Redirection

vrijdag 3 november 2017

A Matter Of Choice

Traditional folks are often accused of living in the past. Maybe, it is true to a degree. Maybe, some do idealise certain historical periods too much. The truth is, much as I like vintage stuff, I realise only too well that that world has disappeared and it's not coming back. The liberal society may fall apart in the future (and probably will, the way things are progressing), but what comes after that, will be something entirely new, not the re-run of the 1950s or the Victorian Era or whatever.

Keeping this fact in mind, those of us more or less traditionally inclined should learn to live with the new paradigm and use it to our advantage. And just like the concept of duty was the cornerstone of Victorian times, the concept of choice is that of ours. And it's probably not that bad as many think. Victorian morals and idealism, while admirable in many ways, gave birth to the mass movements and centralisation of the 20th century.
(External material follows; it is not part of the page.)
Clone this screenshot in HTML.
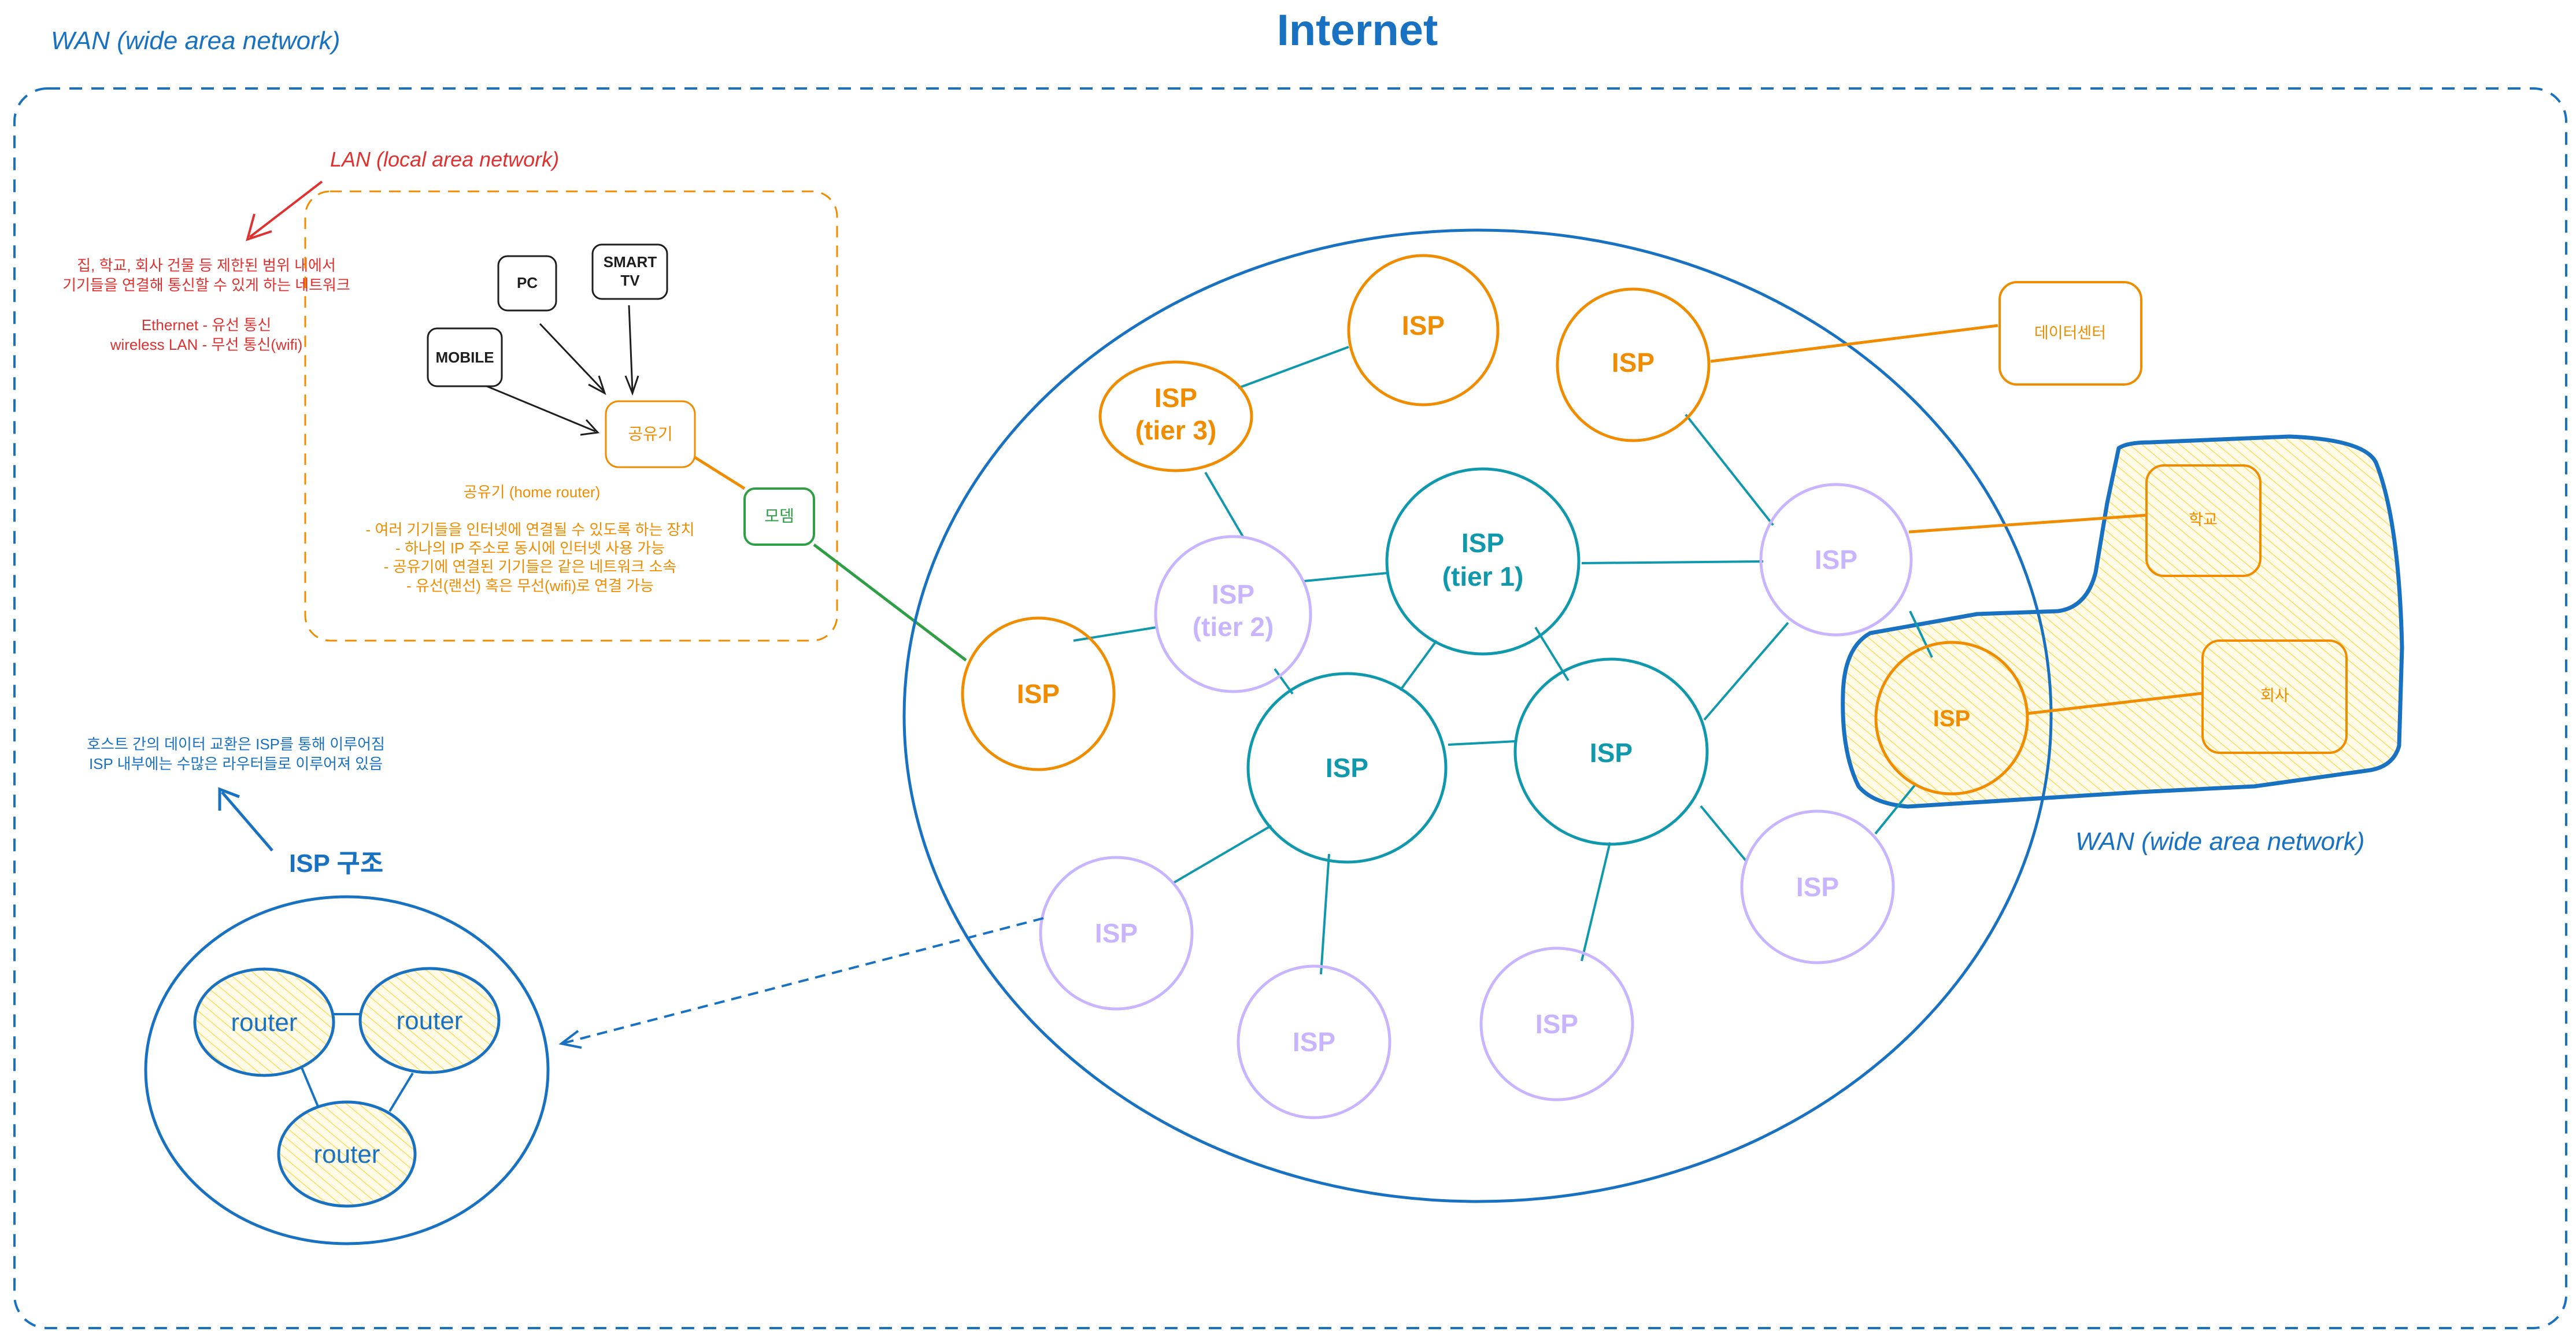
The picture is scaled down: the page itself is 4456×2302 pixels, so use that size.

Granted, some of it was due to the loss of the central position of Christianity, the rise of mass media and socialistic tendencies and the diminishing role of the extended family; however, the governments of the West were able to achieve many dubious ends by simply utilising this concept of the citizen duty to the state, the latest manifestation of which is the idea that not only family, but also national borders should be sacrificed on the altar of the god of economy. After all, it's our duty to make fat cats even fatter, don't you know!

And here enters the millennial and Gen Z, much abused by their elders for being special snowflakes, yet younger people are also those dropping out of corporate jobs and Western consumerism, choosing smaller homes and minimalist lifestyle and practising liberalism to such a degree that any idea of duty is totally lost on them, but they do believe in choice including such choices as being a stay-at-home wife, for instance.

Recently I've read two discussions on the topic. One was full of older Gen Xers, berating young women for dropping out of the workforce and not performing their duty to the state (sounds a bit like North Korea, come to think of it). The other was dominated by younger women who scoffed at the idea of having duties to corporate world or anyone else except yourself and your partner. If you wish to stay home even without children, and your husband/boyfriend/significant other agrees, go for it, they claimed. Your feelings are just as valid as the feelings of a high-power career woman. After all, life is all about choices.

I say amen to that. Homemaking nowadays is a matter of choice. There have always been women who enjoyed achieving in the world. They probably didn't all have top tier jobs in the 1950s but they were active in social and political circles, and seldom bothered with any homemaking or childcare. They now have found validation in the world of men and are perfectly happy. Let them, to each his (her) own. Yet, there are other women who are simply not interested. They don't have the necessary ambition and drive and are perfectly happy with a quiet domestic life. Their feelings are just as valid and they have just as much right to make their own choices.

Heck, there are men turning their backs on corporate jobs, and I can't blame them, either. For many people, life is about more things than just making money and being a happy obedient consumer. Remember, a penny not spent is a penny earned. You don't have to keep working till you drop so that you have more money to buy more unnecessary stuff. Take liberals at their own word. Modern life isn't about duty, it's about freedom, choices and having fun, and for many people, the work world just doesn't cut it. If you have a possibility to retire early, why not?